Let’s create a Python script which converts the first argument to uppercase and prints the result. Edit hello.nf
and
replace the CONVERTTOUPPER
process with the code below.
process CONVERTTOUPPER {
beforeScript '''\
module purge; module load bluebear
module load bear-apps/2021b
module load Python/3.9.6-GCCcore-11.2.0
'''.stripIndent() // (1)!
input:
path y
output:
stdout
script:
"""
python $projectDir/convert_upper.py $y
"""
}
- This removes the indentation of the multiline string which was done for improved readability.
You may now resubmit hello.sh
and verify the output is the same as before.
In some cases you may want to run the workflow on a different machine or cluster. In this case, consider using containers.
Using containers¶
Nextflow processes can be configured to run in software containers. These are environments which have all the software dependencies installed and ready to run. BlueBEAR supports containerisation using Apptainer. This section walks through building a container and running it with Nextflow.

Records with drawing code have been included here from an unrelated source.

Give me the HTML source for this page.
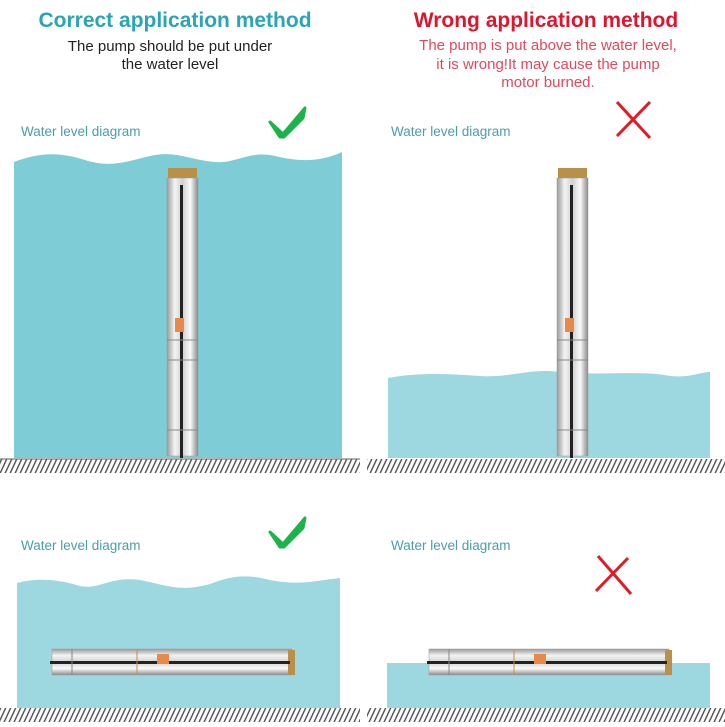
<!DOCTYPE html>
<html><head><style>
body{margin:0;width:725px;height:722px;background:#fff;overflow:hidden;font-family:"Liberation Sans",sans-serif}
</style></head><body>
<svg width="725" height="722" xmlns="http://www.w3.org/2000/svg">
<defs>
<pattern id="h" width="5" height="14" patternUnits="userSpaceOnUse" patternTransform="skewX(-25)">
<rect x="0" y="0" width="1.6" height="14" fill="#555"/></pattern>
<linearGradient id="sv" x1="0" x2="1" y1="0" y2="0">
<stop offset="0" stop-color="#9a9a9a"/><stop offset="0.25" stop-color="#f4f4f4"/><stop offset="0.5" stop-color="#d0d0d0"/><stop offset="0.75" stop-color="#fafafa"/><stop offset="1" stop-color="#8a8a8a"/></linearGradient>
<linearGradient id="sh" x1="0" x2="0" y1="0" y2="1">
<stop offset="0" stop-color="#9a9a9a"/><stop offset="0.25" stop-color="#f4f4f4"/><stop offset="0.5" stop-color="#d0d0d0"/><stop offset="0.75" stop-color="#fafafa"/><stop offset="1" stop-color="#8a8a8a"/></linearGradient>
</defs>
<!-- titles -->
<text x="175" y="27" text-anchor="middle" font-size="21" font-weight="bold" fill="#2aa5b5">Correct application method</text>
<text x="170" y="51" text-anchor="middle" font-size="15" fill="#222">The pump should be put under</text>
<text x="170" y="69" text-anchor="middle" font-size="15" fill="#222">the water level</text>
<text x="546" y="27" text-anchor="middle" font-size="21" font-weight="bold" fill="#e0142d">Wrong application method</text>
<text x="548" y="50" text-anchor="middle" font-size="15" fill="#e8465a">The pump is put above the water level,</text>
<text x="548" y="69" text-anchor="middle" font-size="15" fill="#e8465a">it is wrong!It may cause the pump</text>
<text x="548" y="87" text-anchor="middle" font-size="15" fill="#e8465a">motor burned.</text>
<g font-size="13.5" fill="#4a9ea8">
<text x="21" y="136">Water level diagram</text>
<text x="391" y="136">Water level diagram</text>
<text x="21" y="550">Water level diagram</text>
<text x="391" y="550">Water level diagram</text>
</g>
<!-- checks / crosses -->
<path d="M270 122 L283 134 L305 108 L303 118 L284 137 L280 137 Z" fill="#1bb34a" stroke="#1bb34a" stroke-width="3" stroke-linejoin="round"/>
<path d="M270 532 L283 544 L305 518 L303 528 L284 547 L280 547 Z" fill="#1bb34a" stroke="#1bb34a" stroke-width="3" stroke-linejoin="round"/>
<path d="M617 102 L650 138 M650 102 L617 136" stroke="#e21b24" stroke-width="3"/>
<path d="M598 556 L631 594 M628 558 L596 591" stroke="#e21b24" stroke-width="3"/>
<!-- water -->
<path d="M14 162 C40 152 60 152 85 160 C110 168 125 162 150 156 C175 150 190 160 215 162 C235 164 250 150 275 156 C300 162 320 162 342 152 L342 458 L14 458 Z" fill="#7ecdd6"/>
<path d="M388 378 C420 372 450 374 480 376 C510 378 530 368 560 372 C600 376 640 370 670 376 C690 378 700 372 710 372 L710 458 L388 458 Z" fill="#9dd8e0"/>
<path d="M17 583 C40 577 60 580 80 586 C100 590 110 576 140 580 C170 586 180 592 210 584 C235 574 250 575 270 580 C300 586 320 580 340 578 L340 708 L17 708 Z" fill="#9dd8e0"/>
<path d="M387 663 L710 663 L710 708 L387 708 Z" fill="#9dd8e0"/>
<!-- ground -->
<rect x="0" y="459" width="360" height="14" fill="url(#h)"/>
<rect x="367" y="459" width="358" height="14" fill="url(#h)"/>
<line x1="0" y1="459" x2="360" y2="459" stroke="#666"/>
<rect x="0" y="708" width="360" height="14" fill="url(#h)"/>
<rect x="367" y="708" width="358" height="14" fill="url(#h)"/>
<!-- vertical pumps -->
<g>
<rect x="168" y="168" width="29" height="10" fill="#b8904a"/>
<rect x="167" y="178" width="31" height="278" fill="url(#sv)" stroke="#999" stroke-width="0.5"/>
<rect x="180" y="185" width="3" height="273" fill="#222"/>
<rect x="175" y="318" width="9" height="14" fill="#e58a4a"/>
<line x1="167" y1="340" x2="198" y2="340" stroke="#888"/>
<line x1="167" y1="360" x2="198" y2="360" stroke="#888"/>
<line x1="167" y1="430" x2="198" y2="430" stroke="#888"/>
</g>
<g transform="translate(390 0)">
<rect x="168" y="168" width="29" height="10" fill="#b8904a"/>
<rect x="167" y="178" width="31" height="278" fill="url(#sv)" stroke="#999" stroke-width="0.5"/>
<rect x="180" y="185" width="3" height="273" fill="#222"/>
<rect x="175" y="318" width="9" height="14" fill="#e58a4a"/>
<line x1="167" y1="340" x2="198" y2="340" stroke="#888"/>
<line x1="167" y1="360" x2="198" y2="360" stroke="#888"/>
<line x1="167" y1="430" x2="198" y2="430" stroke="#888"/>
</g>
<!-- horizontal pumps -->
<g>
<rect x="52" y="649" width="240" height="26" fill="url(#sh)" stroke="#999" stroke-width="0.5"/>
<rect x="288" y="650" width="7" height="25" fill="#b8904a"/>
<rect x="50" y="661" width="240" height="3" fill="#222"/>
<rect x="157" y="654" width="12" height="10" fill="#e58a4a"/>
<line x1="72" y1="649" x2="72" y2="675" stroke="#888"/>
<line x1="137" y1="649" x2="137" y2="675" stroke="#c09040"/>
</g>
<g transform="translate(377 0)">
<rect x="52" y="649" width="240" height="26" fill="url(#sh)" stroke="#999" stroke-width="0.5"/>
<rect x="288" y="650" width="7" height="25" fill="#b8904a"/>
<rect x="50" y="661" width="240" height="3" fill="#222"/>
<rect x="157" y="654" width="12" height="10" fill="#e58a4a"/>
<line x1="72" y1="649" x2="72" y2="675" stroke="#888"/>
<line x1="137" y1="649" x2="137" y2="675" stroke="#c09040"/>
</g>
</svg>
</body></html>
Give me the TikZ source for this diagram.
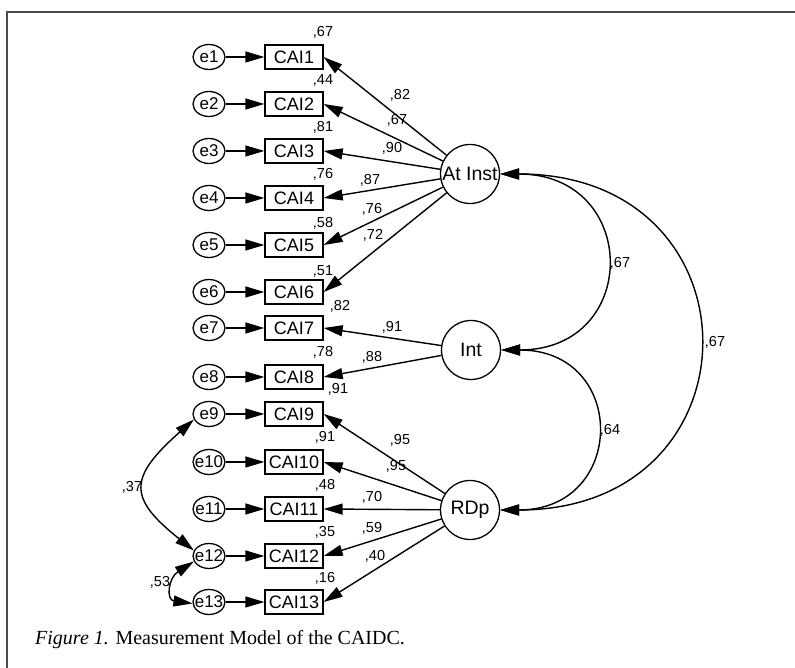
\documentclass[tikz,border=0pt]{standalone}
\usepackage{fontspec}
\setmainfont{Liberation Sans}
\newfontfamily\capfont{Liberation Serif}
\usetikzlibrary{arrows.meta,shapes.geometric}
\begin{document}
\begin{tikzpicture}[x=1pt,y=1pt,
  obs/.style={draw,line width=1.3pt,minimum width=58pt,minimum height=24pt,inner sep=0pt,font=\fontsize{18}{18}\selectfont},
  err/.style={draw,ellipse,line width=1.3pt,minimum width=32pt,minimum height=25pt,inner sep=0pt,font=\fontsize{17}{17}\selectfont},
  lat/.style={draw,circle,line width=1.3pt,minimum size=59pt,inner sep=0pt,font=\fontsize{19.5}{20}\selectfont},
  val/.style={inner sep=0pt,font=\fontsize{14.5}{14.5}\selectfont},
  tip/.tip={Triangle[length=19pt,width=11pt]},
  arr/.style={line width=1.4pt,-tip},
  cov/.style={line width=1.4pt,tip-tip}]
\useasboundingbox (0,0) rectangle (795,668);
\draw[line width=2pt,black!70] (7,0) -- (7,656) -- (795,656);

\foreach \i/\y in {1/611,2/564,3/517,4/470,5/423,6/376,7/340,8/291,9/254,10/206,11/159,12/112,13/66}{
  \node[obs] (cai\i) at (294,\y) {CAI\i};
  \node[err] (e\i) at (209,\y) {\makebox[0pt][c]{e\i}};
  \draw[arr] (e\i) -- (cai\i);
}

\node[lat] (atinst) at (470,494) {\makebox[0pt][c]{At Inst}};
\node[lat] (int) at (471,318) {\makebox[0pt][c]{Int}};
\node[lat] (rdp) at (470,158) {\makebox[0pt][c]{RDp}};

\foreach \i in {1,...,6}{\draw[arr] (atinst) -- (cai\i.east);}
\foreach \i in {7,8}{\draw[arr] (int) -- (cai\i.east);}
\foreach \i in {9,...,13}{\draw[arr] (rdp) -- (cai\i.east);}

\draw[cov] (atinst.east) .. controls +(140,0) and +(140,0) .. (int.east);
\draw[cov] (int.east) .. controls +(127,0) and +(127,0) .. (rdp.east);
\draw[cov] (atinst.east) .. controls +(264,0) and +(264,0) .. (rdp.east);
\draw[cov] (e9.200) .. controls (128,190) and (128,170) .. (e12.160);
\draw[cov] (e12.200) .. controls (168,90) and (166,68) .. (e13.185);

% loadings
\foreach \n/\x/\y/\t in {l1/400/573/82,l2/397/548/67,l3/392/520/90,l4/370/488/87,l5/372/459/76,l6/373/433/72,l7/392/341/91,l8/372/311/88,l9/400/228/95,l10/396/202/95,l11/372/171/70,l12/372/140/59,l13/375/112/40}{
  \node[val] (\n) at (\x,\y) {,\t};
}
% squared multiple correlations
\foreach \n/\x/\y/\t in {r1/323/636/67,r2/323/588/44,r3/323/541/81,r4/323/494/76,r5/323/445/58,r6/323/397/51,r7/340/362/82,r8/323/316/78,r9/338/279/91,r10/325/231/91,r11/325/183/48,r12/325/136/35,r13/325/90/16}{
  \node[val] (\n) at (\x,\y) {,\t};
}
% covariances
\node[val] (c1) at (620,405) {,67};
\node[val] (c2) at (610,238) {,64};
\node[val] (c3) at (715,326) {,67};
\node[val] (c4) at (132,181) {,37};
\node[val] (c5) at (160,86) {,53};

\node[anchor=base west,inner sep=0pt,font=\capfont\fontsize{20}{20}\selectfont] (cap) at (35,23) {\textit{Figure 1.} Measurement Model of the CAIDC.};
\end{tikzpicture}
\end{document}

Add the following to your nextflow.config
file to enable Apptainer for the workflow:
apptainer {
enabled = true
autoMounts = true // (1)!
}
- This option is required so that the working directory for a process is automatically bind mounted in the container.
You can specify a container for each process by adding the container
directive. This can be a path to a local
container image or a URI to an image stored in a container registry (see the
Nextflow documentation for more information).
For this example, we will build a container for the CONVERTTOUPPER
process. Create a file called convert_upper.def
,
this will be our Apptainer definition file. Copy the
code below into this file. This defines a container based on Python 3.11 and copies the file
convert_upper.py
into /opt
for use in the process.
Bootstrap: docker
From: python:3.11
%files
convert_upper.py /opt
Build the container with the following command,
apptainer build convert_upper.sif convert_upper.def
Then, replace the CONVERTTOUPPER
process in hello.nf
with the following code. This tells the process to run our
script within the container image we just built. Notice that the path to the Python script has changed to
/opt/convert_upper.py
. This is where we instructed the file to go in the convert_upper.def
definition file.
process CONVERTTOUPPER {
container "$projectDir/convert_upper.sif" // (1)!
input:
path y
output:
stdout
script:
"""
python /opt/convert_upper.py $y
"""
}
- The path to the container image in which to run the script for this process. This can also be a path to a remote OCI repository (e.g. on DockerHub or Quay.io).
You may now resubmit hello.sh
and verify the output is the same as before.